Downtairs supplemental heat consists primarily of a gas fireplace that use 35,000 BTU/hr = 10.3 kW to provide 26,000 BTU/hr = 7.6 kW to the great room. (We do have in-floor hydronic heating in the library, but I have the thermostat low enough for it not to come on, and also in the master bedroom. The bedroom heating came on only a couple of times during this period, and in any case the bedroom is thermally well isolated from the great room where the downstairs temperature is recorded.) During most of this period, the fireplace was turned on for a couple of hours every morning (roughly 20 kWh of energy used) to quickly warm the downstairs from 65° or 66° to about 69°, then the sun took over. On cloudy days, the fireplace was used again in later afternoon and early evening. However, this was a stretch of days with above-average temperatures. The average for these 25 days (which should have been about the coldest of winter) was 48°, compared to a 47° average during the 23 days from late November to early December.
Upstairs supplemental heating consists of a 1500 W electric baseboard heater in my study and a 2000 W electric baseboard heater in Sally's studio.

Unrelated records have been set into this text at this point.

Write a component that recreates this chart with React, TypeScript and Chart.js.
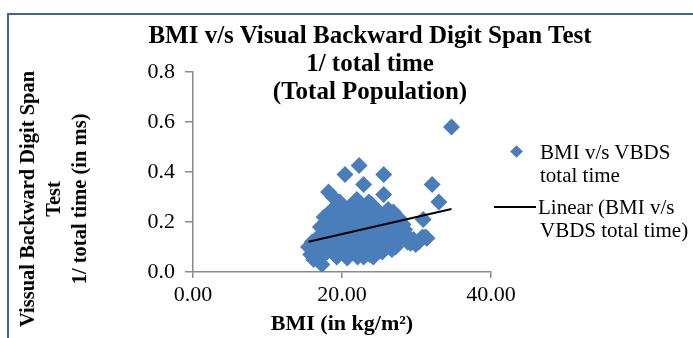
import React, { useEffect, useRef } from 'react';
import { Chart, registerables } from 'chart.js';

Chart.register(...registerables);

// ---- data ----
const bmiValues = [
  15.5, 15.8, 16.0, 16.2, 16.3, 16.5, 16.8, 17.0, 17.1, 17.2, 17.3, 17.5, 17.6, 17.8, 18.0, 18.0,
  18.2, 18.3, 18.5, 18.7, 18.8, 18.9, 19.0, 19.1, 19.2, 19.4, 19.5, 19.6, 19.7, 19.9, 20.0, 20.2,
  20.3, 20.4, 20.5, 20.7, 20.8, 20.9, 21.0, 21.1, 21.2, 21.3, 21.5, 21.7, 21.8, 21.9, 22.0, 22.2,
  22.3, 22.4, 22.5, 22.6, 22.7, 22.9, 22.9, 23.0, 23.2, 23.3, 23.4, 23.5, 23.6, 23.7, 23.8, 24.0,
  24.0, 24.2, 24.3, 24.5, 24.6, 24.7, 24.8, 24.9, 25.0, 25.2, 25.4, 25.4, 25.5, 25.6, 25.6, 25.8,
  26.0, 26.2, 26.2, 26.3, 26.4, 26.6, 26.7, 26.9, 27.0, 27.2, 27.3, 27.6, 27.8, 28.0, 28.4, 28.8,
  29.2, 29.6, 29.9, 30.3, 30.8, 30.9, 31.2, 31.4, 32.1, 33.0, 34.7,
  19.3, 20.0, 21.6, 22.1, 23.1, 24.4, 25.1, 26.5, 27.5, 28.2, 28.6, 29.0, 19.8, 21.4, 22.8, 23.9,
  24.1, 25.9, 18.4, 17.4, 16.6, 20.6, 22.0, 23.6, 27.1, 26.8,
];
const vbdsValues = [
  0.10, 0.07, 0.12, 0.05, 0.11, 0.09, 0.14, 0.11, 0.18, 0.13, 0.03, 0.07, 0.22, 0.16, 0.19, 0.08,
  0.32, 0.12, 0.09, 0.25, 0.30, 0.20, 0.14, 0.09, 0.18, 0.21, 0.11, 0.15, 0.28, 0.16, 0.23, 0.13,
  0.18, 0.39, 0.20, 0.056, 0.17, 0.07, 0.26, 0.10, 0.13, 0.22, 0.15, 0.28, 0.19, 0.21, 0.12, 0.24,
  0.426, 0.17, 0.19, 0.27, 0.08, 0.35, 0.06, 0.21, 0.14, 0.16, 0.25, 0.18, 0.10, 0.07, 0.22, 0.27,
  0.12, 0.06, 0.16, 0.13, 0.23, 0.20, 0.17, 0.09, 0.24, 0.15, 0.18, 0.08, 0.21, 0.39, 0.31, 0.12,
  0.22, 0.17, 0.25, 0.19, 0.10, 0.14, 0.09, 0.24, 0.19, 0.10, 0.12, 0.16, 0.21, 0.14, 0.17, 0.12,
  0.115, 0.13, 0.11, 0.12, 0.14, 0.21, 0.14, 0.135, 0.35, 0.28, 0.58,
  0.06, 0.09, 0.08, 0.06, 0.09, 0.08, 0.11, 0.12, 0.14, 0.19, 0.15, 0.13, 0.12, 0.18, 0.13, 0.19,
  0.24, 0.16, 0.15, 0.10, 0.06, 0.25, 0.29, 0.28, 0.22, 0.17,
];
const trendBmi = [15.5, 34.7];
const trendVbds = [0.121, 0.252];

const xTickValues = [0, 20, 40];
const yTickValues = [0, 0.2, 0.4, 0.6, 0.8];

const titleLines = ['BMI v/s Visual Backward Digit Span Test', '1/ total time', '(Total Population)'];
const yTitleLines = ['Vissual Backward Digit Span', 'Test', '1/ total time (in ms)'];
const xTitleText = 'BMI (in kg/m²)';
const seriesLegend = ['BMI v/s VBDS', 'total time'];
const trendLegend = ['Linear (BMI v/s', 'VBDS total time)'];

const BLUE = '#4a7ebb';
const AXIS = '#8a8a8a';
const FONT = "'Liberation Serif', 'Times New Roman', serif";

export default function App() {
  const canvasRef = useRef<HTMLCanvasElement | null>(null);

  useEffect(() => {
    document.body.style.margin = '0';
    const canvas = canvasRef.current;
    if (!canvas) return;
    const chart = new Chart(canvas, {
      type: 'scatter',
      data: {
        datasets: [
          {
            type: 'line',
            label: trendLegend.join(' '),
            data: trendBmi.map((x, i) => ({ x, y: trendVbds[i] })),
            borderColor: '#000000',
            borderWidth: 2,
            pointRadius: 0,
            showLine: true,
            fill: false,
            order: 0,
          } as any,
          {
            label: seriesLegend.join(' '),
            data: bmiValues.map((x, i) => ({ x, y: vbdsValues[i] })),
            pointStyle: 'rectRot',
            pointRadius: 8.5,
            backgroundColor: BLUE,
            borderColor: BLUE,
            borderWidth: 0,
            order: 1,
          },
        ],
      },
      options: {
        responsive: false,
        animation: false,
        events: [],
        layout: { padding: { left: 13, top: 72, right: 202, bottom: 0 } },
        plugins: {
          legend: { display: false },
          title: { display: false },
          tooltip: { enabled: false },
        },
        scales: {
          x: {
            type: 'linear',
            min: 0,
            max: 40,
            afterBuildTicks: (s: any) => {
              s.ticks = xTickValues.map((v) => ({ value: v }));
            },
            afterFit: (s: any) => {
              s.height = 66;
            },
            ticks: {
              callback: (v: any) => Number(v).toFixed(2),
              font: { family: FONT, size: 22 },
              color: '#000',
              padding: 4,
              maxRotation: 0,
            },
            grid: { drawOnChartArea: false, drawTicks: true, tickLength: 6, color: AXIS, lineWidth: 1.5 },
            border: { color: AXIS, width: 1.5 },
            title: {
              display: true,
              text: xTitleText,
              font: { family: FONT, size: 22, weight: 'bold', lineHeight: 1.2 },
              color: '#000',
              padding: { top: 0, bottom: 0 },
            },
          },
          y: {
            type: 'linear',
            min: 0,
            max: 0.8,
            afterBuildTicks: (s: any) => {
              s.ticks = yTickValues.map((v) => ({ value: v }));
            },
            afterFit: (s: any) => {
              s.width = 180;
            },
            ticks: {
              callback: (v: any) => Number(v).toFixed(1),
              font: { family: FONT, size: 22 },
              color: '#000',
              padding: 10,
            },
            grid: { drawOnChartArea: false, drawTicks: true, tickLength: 8, color: AXIS, lineWidth: 1.5 },
            border: { color: AXIS, width: 1.5 },
            title: { display: false },
          },
        },
      } as any,
    });
    return () => chart.destroy();
  }, []);

  const textStyle: React.CSSProperties = {
    position: 'absolute',
    fontFamily: FONT,
    color: '#000',
    whiteSpace: 'nowrap',
  };

  return (
    <div style={{ position: 'relative', width: 693, height: 338, overflow: 'hidden', background: '#fff' }}>
      <div
        style={{
          position: 'absolute',
          left: 7,
          top: 13,
          width: 700,
          height: 400,
          borderLeft: '2px solid #4262a8',
          borderTop: '2px solid #4262a8',
        }}
      />
      <canvas ref={canvasRef} width={693} height={338} style={{ position: 'absolute', left: 0, top: 0 }} />
      <div
        style={{
          ...textStyle,
          left: 370,
          top: 21,
          transform: 'translateX(-50%)',
          textAlign: 'center',
          fontWeight: 'bold',
          fontSize: 25,
          lineHeight: '28px',
        }}
      >
        {titleLines.map((t, i) => (
          <div key={i}>{t}</div>
        ))}
      </div>
      <div
        style={{
          ...textStyle,
          left: 53,
          top: 199,
          transform: 'translate(-50%, -50%) rotate(-90deg)',
          textAlign: 'center',
          fontWeight: 'bold',
          fontSize: 20.5,
          lineHeight: '26px',
        }}
      >
        {yTitleLines.map((t, i) => (
          <div key={i}>{t}</div>
        ))}
      </div>
      <div
        style={{
          position: 'absolute',
          left: 512,
          top: 147,
          width: 9,
          height: 9,
          background: BLUE,
          transform: 'rotate(45deg)',
        }}
      />
      <div style={{ ...textStyle, left: 540, top: 141, fontSize: 21, lineHeight: '23px' }}>
        {seriesLegend.map((t, i) => (
          <div key={i}>{t}</div>
        ))}
      </div>
      <div style={{ position: 'absolute', left: 494, top: 206, width: 42, height: 2, background: '#000' }} />
      <div style={{ ...textStyle, left: 538, top: 196, fontSize: 21, lineHeight: '23px' }}>
        {trendLegend.map((t, i) => (
          <div key={i} style={{ marginLeft: i === 0 ? 0 : 2 }}>{t}</div>
        ))}
      </div>
    </div>
  );
}
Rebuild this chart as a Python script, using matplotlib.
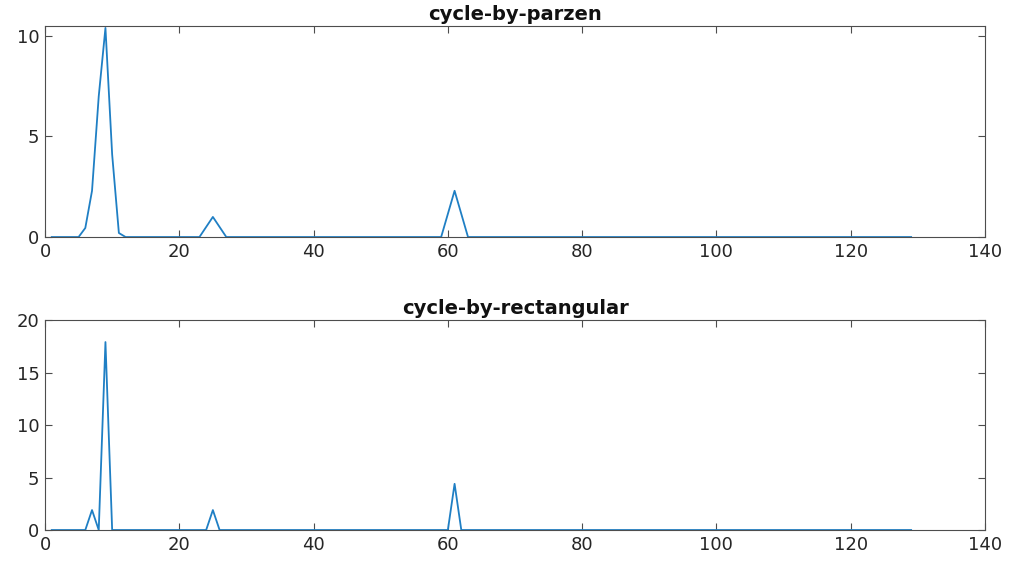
import numpy as np
import matplotlib.pyplot as plt

# x runs over the cycle index 1..129
x = np.arange(1, 130)

# cycle-by-parzen: non-zero values only (index -> value)
parzen_idx = [6, 7, 8, 9, 10, 11, 24, 25, 26, 60, 61, 62]
parzen_val = [0.45, 2.3, 7.0, 10.4, 4.1, 0.2, 0.5, 1.0, 0.5, 1.15, 2.3, 1.15]

# cycle-by-rectangular: non-zero values only
rect_idx = [7, 9, 25, 61]
rect_val = [1.9, 17.9, 1.9, 4.4]

parzen = np.zeros(len(x))
parzen[np.array(parzen_idx) - 1] = parzen_val
rect = np.zeros(len(x))
rect[np.array(rect_idx) - 1] = rect_val

line_color = '#1f7fc4'
axis_color = '#4d4d4d'

plt.rcParams['font.family'] = 'DejaVu Sans'

fig = plt.figure(figsize=(10.14, 5.63), dpi=100)
ax1 = fig.add_axes([0.0444, 0.579, 0.927, 0.375])
ax2 = fig.add_axes([0.0444, 0.0586, 0.927, 0.373])

def style(ax, ylim, yticks, title):
  ax.set_xlim(0, 140)
  ax.set_ylim(*ylim)
  ax.set_xticks(range(0, 141, 20))
  ax.set_yticks(yticks)
  ax.tick_params(direction='in', top=True, right=True, length=5, width=0.8,
                 colors=axis_color, labelcolor='#262626', labelsize=13, pad=4)
  for s in ax.spines.values():
    s.set_color(axis_color)
    s.set_linewidth(0.8)
  ax.set_title(title, fontweight='bold', fontsize=14, color='#111111', pad=4)

ax1.plot(x, parzen, '-', color=line_color, linewidth=1.3)
style(ax1, (0, 10.5), [0, 5, 10], 'cycle-by-parzen')

ax2.plot(x, rect, '-', color=line_color, linewidth=1.3)
style(ax2, (0, 20), [0, 5, 10, 15, 20], 'cycle-by-rectangular')

fig.savefig('out.png', dpi=100)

Although using electricity for heating, rather than gas, is usually a really poor choice from an energy perspective, we chose electric over gas on the premise that we've sized the PV system to make us electrically neutral over the course of a year. However, with the upstairs being more thermally lossy than downstairs, the baseboard heaters seem to have been running more than I expected and are the major contributor to the big spike in electricity use in December. (See the PV page here.) Being electrically neutral is looking less likely.
Bottom line: With some supplemental heat, probably a bit more than I counted on but vastly less than in a conventional house, we can keep the passive solar house comfortable at all times. Notice the 5 days at the end of the record which were sunny and relatively mild and where we used only a very little bit of early morning heat from the fireplace.
Coming up: Colder and cloudy in mid-January. I'm starting to read the gas and electric meters every day in an effort to better quantify our supplemental energy use. Hope to report on that sometime in February.